The shoe mogul was on hand at the iPic Theater Thursday night for the New York premiere of his documentary “Maddman: The Steve Madden Story.” Directed by Ben Patterson, the film chronicles Madden’s early life and the tumultuous (nearly) three decades — and counting — he has spent as the creative force behind his multibillion-dollar eponymous firm. Madden’s drug addiction, marriage to and divorce from his company’s first employee, Wendy Ballew, and two-year stint in prison for securities fraud and money laundering make for a compelling tale that is sure to create new context for shoe lovers who have donned the designer’s popular wares for years without knowing his story.
But Madden is hoping the film sends a very specific message to a certain kind of viewer.
“There are some people in my mind that I’m hoping this film reaches — I have a prototype of a person,” Madden told Footwear News when the publication caught up with him ahead of Thursday’s premiere. “They’re like 25-year-old guys — could be women, too — who are idiots and are on the wrong track in their life and people are giving up on them. I’ve seen people give up because people give up on [them] and it makes [them] give up, too. It’s about second chances — don’t quit before the miracle because life is very difficult. It can be wonderful, but it can also be [tough], and you have to be able to deal with that.”
Seven years in the making, the film — available for rental and purchase on Amazon and iTunes today — features cameos from fashion industry veterans and editors including Lord & Taylor president Liz Rodbell and FN editor-in-chief Michael Atmore.

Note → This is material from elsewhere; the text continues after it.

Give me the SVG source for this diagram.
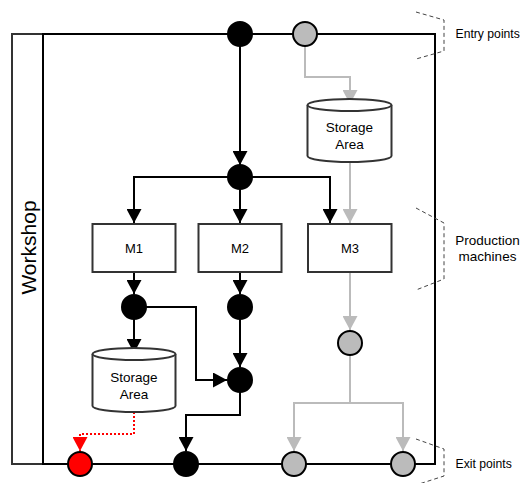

“It’s out now, but it was really supposed to be out a while ago — it just took forever to make,” Madden said of the project, noting that his portrayal in the Academy Award-nominated film “The Wolf of Wall Street” in 2013 was among the factors motivating him to tell his own story. “There were two thoughts behind getting [my documentary] out: ‘Wolf of Wall Street’ happened, and I wanted to get my story out while I could remember it.”